**Exercise description**. Reproduce the listing below character for character; drop every image.
--------------------
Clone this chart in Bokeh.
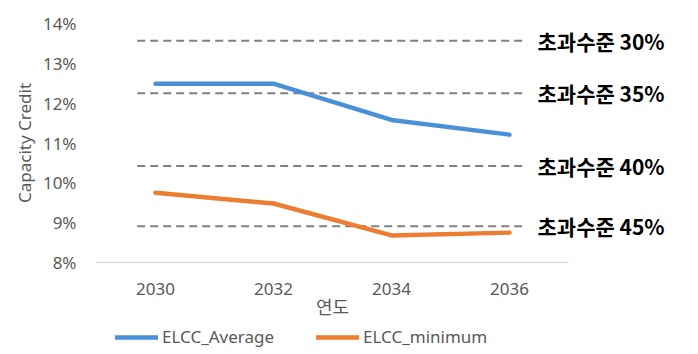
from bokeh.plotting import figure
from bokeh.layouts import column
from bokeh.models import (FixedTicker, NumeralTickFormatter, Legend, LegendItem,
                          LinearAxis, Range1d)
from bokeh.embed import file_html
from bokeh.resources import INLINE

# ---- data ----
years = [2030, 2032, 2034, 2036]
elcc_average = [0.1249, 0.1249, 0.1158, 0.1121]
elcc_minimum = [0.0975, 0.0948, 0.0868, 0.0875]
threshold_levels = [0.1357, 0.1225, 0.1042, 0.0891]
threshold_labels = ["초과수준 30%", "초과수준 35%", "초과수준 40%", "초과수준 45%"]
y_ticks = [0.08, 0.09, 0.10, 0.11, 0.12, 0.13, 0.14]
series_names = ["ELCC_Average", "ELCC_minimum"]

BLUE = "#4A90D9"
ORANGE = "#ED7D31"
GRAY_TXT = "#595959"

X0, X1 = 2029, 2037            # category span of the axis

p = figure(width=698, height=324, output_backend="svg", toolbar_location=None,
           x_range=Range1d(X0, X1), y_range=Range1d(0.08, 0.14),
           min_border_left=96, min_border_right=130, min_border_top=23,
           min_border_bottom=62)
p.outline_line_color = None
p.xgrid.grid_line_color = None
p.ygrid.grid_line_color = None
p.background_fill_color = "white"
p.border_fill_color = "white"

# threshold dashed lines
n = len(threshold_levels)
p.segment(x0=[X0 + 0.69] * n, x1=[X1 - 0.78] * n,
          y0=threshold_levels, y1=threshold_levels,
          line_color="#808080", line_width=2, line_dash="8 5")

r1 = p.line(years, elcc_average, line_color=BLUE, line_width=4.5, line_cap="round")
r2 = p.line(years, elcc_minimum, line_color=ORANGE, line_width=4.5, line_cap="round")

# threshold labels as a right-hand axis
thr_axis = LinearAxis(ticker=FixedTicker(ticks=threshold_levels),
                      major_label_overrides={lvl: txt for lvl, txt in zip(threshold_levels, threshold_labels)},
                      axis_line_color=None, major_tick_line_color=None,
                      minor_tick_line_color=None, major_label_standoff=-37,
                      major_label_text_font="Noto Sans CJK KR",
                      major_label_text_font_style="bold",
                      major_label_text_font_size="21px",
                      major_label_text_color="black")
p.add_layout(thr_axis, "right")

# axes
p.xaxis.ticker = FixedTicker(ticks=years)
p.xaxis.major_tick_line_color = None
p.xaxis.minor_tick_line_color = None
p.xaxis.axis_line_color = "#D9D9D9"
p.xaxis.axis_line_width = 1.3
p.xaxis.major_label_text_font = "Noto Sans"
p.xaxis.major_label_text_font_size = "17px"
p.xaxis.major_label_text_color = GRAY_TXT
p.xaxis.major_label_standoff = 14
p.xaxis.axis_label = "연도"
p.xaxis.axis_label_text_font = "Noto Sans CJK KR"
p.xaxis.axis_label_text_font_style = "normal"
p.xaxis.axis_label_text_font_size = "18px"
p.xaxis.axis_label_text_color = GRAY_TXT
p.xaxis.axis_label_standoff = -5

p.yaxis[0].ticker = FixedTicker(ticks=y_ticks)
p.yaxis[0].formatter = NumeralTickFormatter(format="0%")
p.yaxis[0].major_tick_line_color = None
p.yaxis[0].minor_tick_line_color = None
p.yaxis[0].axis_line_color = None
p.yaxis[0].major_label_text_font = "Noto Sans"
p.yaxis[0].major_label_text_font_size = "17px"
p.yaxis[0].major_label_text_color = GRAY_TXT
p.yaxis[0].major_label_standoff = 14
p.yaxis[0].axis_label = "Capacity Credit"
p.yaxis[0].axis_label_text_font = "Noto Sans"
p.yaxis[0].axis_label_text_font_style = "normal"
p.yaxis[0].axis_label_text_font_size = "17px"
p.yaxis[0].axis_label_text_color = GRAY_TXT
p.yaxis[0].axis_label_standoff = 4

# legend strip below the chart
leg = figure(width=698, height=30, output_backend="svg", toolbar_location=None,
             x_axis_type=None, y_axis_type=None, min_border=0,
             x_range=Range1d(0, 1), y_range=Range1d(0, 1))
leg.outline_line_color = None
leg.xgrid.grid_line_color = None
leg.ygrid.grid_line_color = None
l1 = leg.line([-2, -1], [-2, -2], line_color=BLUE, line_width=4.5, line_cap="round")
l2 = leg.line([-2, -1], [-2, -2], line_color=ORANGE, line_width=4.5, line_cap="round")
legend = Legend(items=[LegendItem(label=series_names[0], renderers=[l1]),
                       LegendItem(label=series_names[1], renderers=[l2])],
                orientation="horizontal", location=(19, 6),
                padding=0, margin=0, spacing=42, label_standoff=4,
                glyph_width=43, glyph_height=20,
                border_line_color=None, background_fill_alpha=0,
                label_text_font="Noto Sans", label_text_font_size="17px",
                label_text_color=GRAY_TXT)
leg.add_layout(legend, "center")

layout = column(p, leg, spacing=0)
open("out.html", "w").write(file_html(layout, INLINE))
--------------------
**Solution for this exercise**.
Clone this chart in Bokeh.
from bokeh.plotting import figure
from bokeh.layouts import column
from bokeh.models import (FixedTicker, NumeralTickFormatter, Legend, LegendItem,
                          LinearAxis, Range1d)
from bokeh.embed import file_html
from bokeh.resources import INLINE

# ---- data ----
years = [2030, 2032, 2034, 2036]
elcc_average = [0.1249, 0.1249, 0.1158, 0.1121]
elcc_minimum = [0.0975, 0.0948, 0.0868, 0.0875]
threshold_levels = [0.1357, 0.1225, 0.1042, 0.0891]
threshold_labels = ["초과수준 30%", "초과수준 35%", "초과수준 40%", "초과수준 45%"]
y_ticks = [0.08, 0.09, 0.10, 0.11, 0.12, 0.13, 0.14]
series_names = ["ELCC_Average", "ELCC_minimum"]

BLUE = "#4A90D9"
ORANGE = "#ED7D31"
GRAY_TXT = "#595959"

X0, X1 = 2029, 2037            # category span of the axis

p = figure(width=698, height=324, output_backend="svg", toolbar_location=None,
           x_range=Range1d(X0, X1), y_range=Range1d(0.08, 0.14),
           min_border_left=96, min_border_right=130, min_border_top=23,
           min_border_bottom=62)
p.outline_line_color = None
p.xgrid.grid_line_color = None
p.ygrid.grid_line_color = None
p.background_fill_color = "white"
p.border_fill_color = "white"

# threshold dashed lines
n = len(threshold_levels)
p.segment(x0=[X0 + 0.69] * n, x1=[X1 - 0.78] * n,
          y0=threshold_levels, y1=threshold_levels,
          line_color="#808080", line_width=2, line_dash="8 5")

r1 = p.line(years, elcc_average, line_color=BLUE, line_width=4.5, line_cap="round")
r2 = p.line(years, elcc_minimum, line_color=ORANGE, line_width=4.5, line_cap="round")

# threshold labels as a right-hand axis
thr_axis = LinearAxis(ticker=FixedTicker(ticks=threshold_levels),
                      major_label_overrides={lvl: txt for lvl, txt in zip(threshold_levels, threshold_labels)},
                      axis_line_color=None, major_tick_line_color=None,
                      minor_tick_line_color=None, major_label_standoff=-37,
                      major_label_text_font="Noto Sans CJK KR",
                      major_label_text_font_style="bold",
                      major_label_text_font_size="21px",
                      major_label_text_color="black")
p.add_layout(thr_axis, "right")

# axes
p.xaxis.ticker = FixedTicker(ticks=years)
p.xaxis.major_tick_line_color = None
p.xaxis.minor_tick_line_color = None
p.xaxis.axis_line_color = "#D9D9D9"
p.xaxis.axis_line_width = 1.3
p.xaxis.major_label_text_font = "Noto Sans"
p.xaxis.major_label_text_font_size = "17px"
p.xaxis.major_label_text_color = GRAY_TXT
p.xaxis.major_label_standoff = 14
p.xaxis.axis_label = "연도"
p.xaxis.axis_label_text_font = "Noto Sans CJK KR"
p.xaxis.axis_label_text_font_style = "normal"
p.xaxis.axis_label_text_font_size = "18px"
p.xaxis.axis_label_text_color = GRAY_TXT
p.xaxis.axis_label_standoff = -5

p.yaxis[0].ticker = FixedTicker(ticks=y_ticks)
p.yaxis[0].formatter = NumeralTickFormatter(format="0%")
p.yaxis[0].major_tick_line_color = None
p.yaxis[0].minor_tick_line_color = None
p.yaxis[0].axis_line_color = None
p.yaxis[0].major_label_text_font = "Noto Sans"
p.yaxis[0].major_label_text_font_size = "17px"
p.yaxis[0].major_label_text_color = GRAY_TXT
p.yaxis[0].major_label_standoff = 14
p.yaxis[0].axis_label = "Capacity Credit"
p.yaxis[0].axis_label_text_font = "Noto Sans"
p.yaxis[0].axis_label_text_font_style = "normal"
p.yaxis[0].axis_label_text_font_size = "17px"
p.yaxis[0].axis_label_text_color = GRAY_TXT
p.yaxis[0].axis_label_standoff = 4

# legend strip below the chart
leg = figure(width=698, height=30, output_backend="svg", toolbar_location=None,
             x_axis_type=None, y_axis_type=None, min_border=0,
             x_range=Range1d(0, 1), y_range=Range1d(0, 1))
leg.outline_line_color = None
leg.xgrid.grid_line_color = None
leg.ygrid.grid_line_color = None
l1 = leg.line([-2, -1], [-2, -2], line_color=BLUE, line_width=4.5, line_cap="round")
l2 = leg.line([-2, -1], [-2, -2], line_color=ORANGE, line_width=4.5, line_cap="round")
legend = Legend(items=[LegendItem(label=series_names[0], renderers=[l1]),
                       LegendItem(label=series_names[1], renderers=[l2])],
                orientation="horizontal", location=(19, 6),
                padding=0, margin=0, spacing=42, label_standoff=4,
                glyph_width=43, glyph_height=20,
                border_line_color=None, background_fill_alpha=0,
                label_text_font="Noto Sans", label_text_font_size="17px",
                label_text_color=GRAY_TXT)
leg.add_layout(legend, "center")

layout = column(p, leg, spacing=0)
open("out.html", "w").write(file_html(layout, INLINE))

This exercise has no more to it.